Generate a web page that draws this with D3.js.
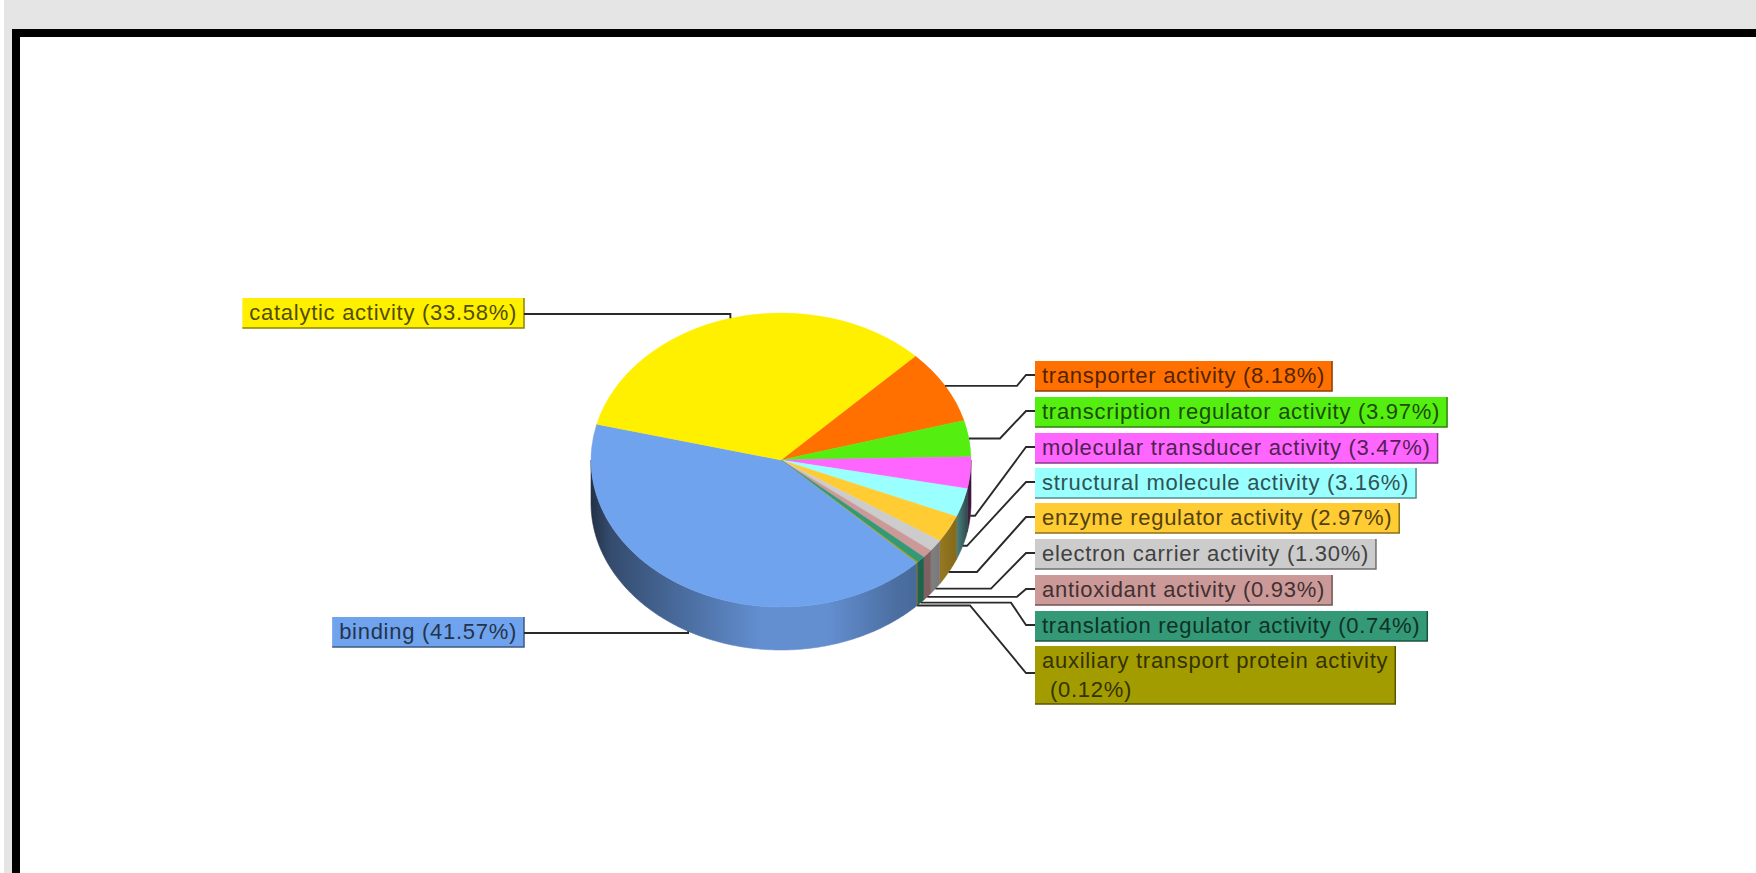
<!DOCTYPE html>
<html>
<head>
<meta charset="utf-8">
<title>Molecular function distribution</title>
<script src="https://cdn.jsdelivr.net/npm/d3@7"></script>
<style>
  html, body { margin: 0; padding: 0; background: #fff; overflow: hidden; }
  svg { display: block; }
  text { font-family: "Liberation Sans", Arial, sans-serif; font-size: 22px; letter-spacing: 0.72px; }
</style>
</head>
<body>
<svg id="chart" width="1756" height="873"></svg>
<script>
// Slices in clockwise drawing order, beginning at the orange wedge.
const categories = [
  "transporter activity", "transcription regulator activity", "molecular transducer activity",
  "structural molecule activity", "enzyme regulator activity", "electron carrier activity",
  "antioxidant activity", "translation regulator activity", "auxiliary transport protein activity",
  "binding", "catalytic activity"
];
const percents = [8.18, 3.97, 3.47, 3.16, 2.97, 1.30, 0.93, 0.74, 0.12, 41.57, 33.58];
const sliceColors = [
  "#ff7000", "#55ee11", "#ff66ff", "#99ffff", "#ffcc33", "#cccccc",
  "#cc9999", "#339977", "#a39c00", "#70a3ee", "#fff000"
];

// Callout layout: label column side, top edge and the x of each leader's elbow.
const labelSides = ["right", "right", "right", "right", "right", "right", "right", "right", "right", "left", "left"];
const labelTops = [361, 397, 433, 468, 503, 539, 575, 611, 646, 617, 298];
const labelElbows = [1017, 1000, 975, 967, 977, 991, 1017, 1011, 970, null, null];

// Brightness of the pie's rim from its left to its right edge.
const rimShade = [[0, 0.30], [0.05, 0.46], [0.2, 0.62], [0.45, 0.88], [0.62, 0.88], [0.8, 0.68], [0.9, 0.62], [0.96, 0.52], [1, 0.22]];

const svg = d3.select("#chart");

// Page frame
svg.append("rect").attr("x", 4).attr("y", 0).attr("width", 1752).attr("height", 29).attr("fill", "#e5e5e5");
svg.append("rect").attr("x", 4).attr("y", 0).attr("width", 8).attr("height", 873).attr("fill", "#e5e5e5");
svg.append("rect").attr("x", 12).attr("y", 29).attr("width", 1744).attr("height", 8).attr("fill", "#000");
svg.append("rect").attr("x", 12).attr("y", 29).attr("width", 8).attr("height", 844).attr("fill", "#000");

const cx = 781, cy = 460, rx = 190, ry = 147, depth = 43;
const squash = ry / rx;

const slices = d3.pie()
  .sort(null)
  .startAngle(Math.PI / 4)
  .endAngle(Math.PI / 4 + 2 * Math.PI)(percents);

const onRim = (a, dy = 0) => [cx + rx * Math.sin(a), cy - ry * Math.cos(a) + dy];

// Rim gradients: each slice colour dimmed across the pie's width.
const defs = svg.append("defs");
const gradients = defs.selectAll("linearGradient").data(sliceColors).join("linearGradient")
  .attr("id", (d, i) => "rim" + i)
  .attr("gradientUnits", "userSpaceOnUse")
  .attr("x1", cx - rx).attr("x2", cx + rx).attr("y1", 0).attr("y2", 0);
gradients.selectAll("stop").data(c => rimShade.map(s => ({ offset: s[0], k: s[1], c }))).join("stop")
  .attr("offset", d => d.offset)
  .attr("stop-color", d => {
    const col = d3.rgb(d.c);
    return d3.rgb(col.r * d.k, col.g * d.k, col.b * d.k).formatHex();
  });

// Rim walls: only the part of each slice facing the viewer.
const line = d3.line();
const walls = svg.append("g");
slices.forEach((s, i) => {
  const a0 = Math.max(s.startAngle, Math.PI / 2);
  const a1 = Math.min(s.endAngle, 3 * Math.PI / 2);
  if (a1 <= a0) return;
  const angles = d3.range(a0, a1, 0.01).concat([a1]);
  const top = angles.map(a => onRim(a));
  const bottom = angles.slice().reverse().map(a => onRim(a, depth));
  walls.append("path")
    .attr("d", line(top.concat(bottom)) + "Z")
    .attr("fill", `url(#rim${i})`)
    .attr("stroke", `url(#rim${i})`)
    .attr("stroke-width", 0.6);
});

// Top face
const arc = d3.arc().innerRadius(0).outerRadius(rx);
svg.append("g")
  .attr("transform", `translate(${cx},${cy}) scale(1,${squash})`)
  .selectAll("path").data(slices).join("path")
  .attr("d", arc)
  .attr("fill", (d, i) => sliceColors[i])
  .attr("stroke", (d, i) => sliceColors[i])
  .attr("stroke-width", 0.5);

// Callout labels
const labels = svg.append("g");
const rightEdge = 524, leftEdge = 1035;

categories.forEach((name, i) => {
  const side = labelSides[i];
  const top = labelTops[i];
  const color = sliceColors[i];
  const wrapped = i === 8;
  const height = wrapped ? 58 : 30;
  const ink = d3.interpolateRgb(color, "#000")(0.68);
  const edge = d3.interpolateRgb(color, "#000")(0.45);
  const g = labels.append("g");
  const rect = g.append("rect").attr("y", top).attr("height", height).attr("fill", color);
  const border = g.append("path").attr("fill", "none").attr("stroke", edge).attr("stroke-width", 1.5);
  const pct = `(${percents[i].toFixed(2)}%)`;

  let width, x0;
  if (wrapped) {
    const t1 = g.append("text").attr("y", top + 22).attr("fill", ink).text(name);
    const t2 = g.append("text").attr("y", top + 51).attr("fill", ink).text(pct);
    width = t1.node().getComputedTextLength() + 14;
    x0 = leftEdge;
    t1.attr("x", x0 + 7);
    t2.attr("x", x0 + 15);
  } else {
    const t = g.append("text").attr("y", top + 22).attr("fill", ink).text(`${name} ${pct}`);
    width = t.node().getComputedTextLength() + 14;
    x0 = side === "right" ? leftEdge : rightEdge - width;
    t.attr("x", x0 + 7);
  }
  rect.attr("x", x0).attr("width", width);
  border.attr("d", line([[x0, top + height], [x0 + width, top + height], [x0 + width, top]]));

  // Leader from the slice's mid-angle on the pie to its label.
  const mid = (slices[i].startAngle + slices[i].endAngle) / 2;
  const front = Math.cos(mid) < -0.02;
  const [ax, ay] = onRim(mid, front ? depth : 0);
  const labelY = side === "left" ? top + 16 : top + height / 2 - (wrapped ? 2 : 1);
  const pts = side === "right"
    ? [[ax, ay], [labelElbows[i], ay], [leftEdge - 9, labelY], [leftEdge, labelY]]
    : [[ax, ay], [ax, labelY], [rightEdge, labelY]];
  svg.append("path")
    .attr("d", line(pts))
    .attr("fill", "none")
    .attr("stroke", "#2a2a2a")
    .attr("stroke-width", 1.9);
});
</script>
</body>
</html>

--- Goal of the exercise ---
Word for word, quote the full listing, omitting every picture.

--- Result ---
Generate a web page that draws this with D3.js.
<!DOCTYPE html>
<html>
<head>
<meta charset="utf-8">
<title>Molecular function distribution</title>
<script src="https://cdn.jsdelivr.net/npm/d3@7"></script>
<style>
  html, body { margin: 0; padding: 0; background: #fff; overflow: hidden; }
  svg { display: block; }
  text { font-family: "Liberation Sans", Arial, sans-serif; font-size: 22px; letter-spacing: 0.72px; }
</style>
</head>
<body>
<svg id="chart" width="1756" height="873"></svg>
<script>
// Slices in clockwise drawing order, beginning at the orange wedge.
const categories = [
  "transporter activity", "transcription regulator activity", "molecular transducer activity",
  "structural molecule activity", "enzyme regulator activity", "electron carrier activity",
  "antioxidant activity", "translation regulator activity", "auxiliary transport protein activity",
  "binding", "catalytic activity"
];
const percents = [8.18, 3.97, 3.47, 3.16, 2.97, 1.30, 0.93, 0.74, 0.12, 41.57, 33.58];
const sliceColors = [
  "#ff7000", "#55ee11", "#ff66ff", "#99ffff", "#ffcc33", "#cccccc",
  "#cc9999", "#339977", "#a39c00", "#70a3ee", "#fff000"
];

// Callout layout: label column side, top edge and the x of each leader's elbow.
const labelSides = ["right", "right", "right", "right", "right", "right", "right", "right", "right", "left", "left"];
const labelTops = [361, 397, 433, 468, 503, 539, 575, 611, 646, 617, 298];
const labelElbows = [1017, 1000, 975, 967, 977, 991, 1017, 1011, 970, null, null];

// Brightness of the pie's rim from its left to its right edge.
const rimShade = [[0, 0.30], [0.05, 0.46], [0.2, 0.62], [0.45, 0.88], [0.62, 0.88], [0.8, 0.68], [0.9, 0.62], [0.96, 0.52], [1, 0.22]];

const svg = d3.select("#chart");

// Page frame
svg.append("rect").attr("x", 4).attr("y", 0).attr("width", 1752).attr("height", 29).attr("fill", "#e5e5e5");
svg.append("rect").attr("x", 4).attr("y", 0).attr("width", 8).attr("height", 873).attr("fill", "#e5e5e5");
svg.append("rect").attr("x", 12).attr("y", 29).attr("width", 1744).attr("height", 8).attr("fill", "#000");
svg.append("rect").attr("x", 12).attr("y", 29).attr("width", 8).attr("height", 844).attr("fill", "#000");

const cx = 781, cy = 460, rx = 190, ry = 147, depth = 43;
const squash = ry / rx;

const slices = d3.pie()
  .sort(null)
  .startAngle(Math.PI / 4)
  .endAngle(Math.PI / 4 + 2 * Math.PI)(percents);

const onRim = (a, dy = 0) => [cx + rx * Math.sin(a), cy - ry * Math.cos(a) + dy];

// Rim gradients: each slice colour dimmed across the pie's width.
const defs = svg.append("defs");
const gradients = defs.selectAll("linearGradient").data(sliceColors).join("linearGradient")
  .attr("id", (d, i) => "rim" + i)
  .attr("gradientUnits", "userSpaceOnUse")
  .attr("x1", cx - rx).attr("x2", cx + rx).attr("y1", 0).attr("y2", 0);
gradients.selectAll("stop").data(c => rimShade.map(s => ({ offset: s[0], k: s[1], c }))).join("stop")
  .attr("offset", d => d.offset)
  .attr("stop-color", d => {
    const col = d3.rgb(d.c);
    return d3.rgb(col.r * d.k, col.g * d.k, col.b * d.k).formatHex();
  });

// Rim walls: only the part of each slice facing the viewer.
const line = d3.line();
const walls = svg.append("g");
slices.forEach((s, i) => {
  const a0 = Math.max(s.startAngle, Math.PI / 2);
  const a1 = Math.min(s.endAngle, 3 * Math.PI / 2);
  if (a1 <= a0) return;
  const angles = d3.range(a0, a1, 0.01).concat([a1]);
  const top = angles.map(a => onRim(a));
  const bottom = angles.slice().reverse().map(a => onRim(a, depth));
  walls.append("path")
    .attr("d", line(top.concat(bottom)) + "Z")
    .attr("fill", `url(#rim${i})`)
    .attr("stroke", `url(#rim${i})`)
    .attr("stroke-width", 0.6);
});

// Top face
const arc = d3.arc().innerRadius(0).outerRadius(rx);
svg.append("g")
  .attr("transform", `translate(${cx},${cy}) scale(1,${squash})`)
  .selectAll("path").data(slices).join("path")
  .attr("d", arc)
  .attr("fill", (d, i) => sliceColors[i])
  .attr("stroke", (d, i) => sliceColors[i])
  .attr("stroke-width", 0.5);

// Callout labels
const labels = svg.append("g");
const rightEdge = 524, leftEdge = 1035;

categories.forEach((name, i) => {
  const side = labelSides[i];
  const top = labelTops[i];
  const color = sliceColors[i];
  const wrapped = i === 8;
  const height = wrapped ? 58 : 30;
  const ink = d3.interpolateRgb(color, "#000")(0.68);
  const edge = d3.interpolateRgb(color, "#000")(0.45);
  const g = labels.append("g");
  const rect = g.append("rect").attr("y", top).attr("height", height).attr("fill", color);
  const border = g.append("path").attr("fill", "none").attr("stroke", edge).attr("stroke-width", 1.5);
  const pct = `(${percents[i].toFixed(2)}%)`;

  let width, x0;
  if (wrapped) {
    const t1 = g.append("text").attr("y", top + 22).attr("fill", ink).text(name);
    const t2 = g.append("text").attr("y", top + 51).attr("fill", ink).text(pct);
    width = t1.node().getComputedTextLength() + 14;
    x0 = leftEdge;
    t1.attr("x", x0 + 7);
    t2.attr("x", x0 + 15);
  } else {
    const t = g.append("text").attr("y", top + 22).attr("fill", ink).text(`${name} ${pct}`);
    width = t.node().getComputedTextLength() + 14;
    x0 = side === "right" ? leftEdge : rightEdge - width;
    t.attr("x", x0 + 7);
  }
  rect.attr("x", x0).attr("width", width);
  border.attr("d", line([[x0, top + height], [x0 + width, top + height], [x0 + width, top]]));

  // Leader from the slice's mid-angle on the pie to its label.
  const mid = (slices[i].startAngle + slices[i].endAngle) / 2;
  const front = Math.cos(mid) < -0.02;
  const [ax, ay] = onRim(mid, front ? depth : 0);
  const labelY = side === "left" ? top + 16 : top + height / 2 - (wrapped ? 2 : 1);
  const pts = side === "right"
    ? [[ax, ay], [labelElbows[i], ay], [leftEdge - 9, labelY], [leftEdge, labelY]]
    : [[ax, ay], [ax, labelY], [rightEdge, labelY]];
  svg.append("path")
    .attr("d", line(pts))
    .attr("fill", "none")
    .attr("stroke", "#2a2a2a")
    .attr("stroke-width", 1.9);
});
</script>
</body>
</html>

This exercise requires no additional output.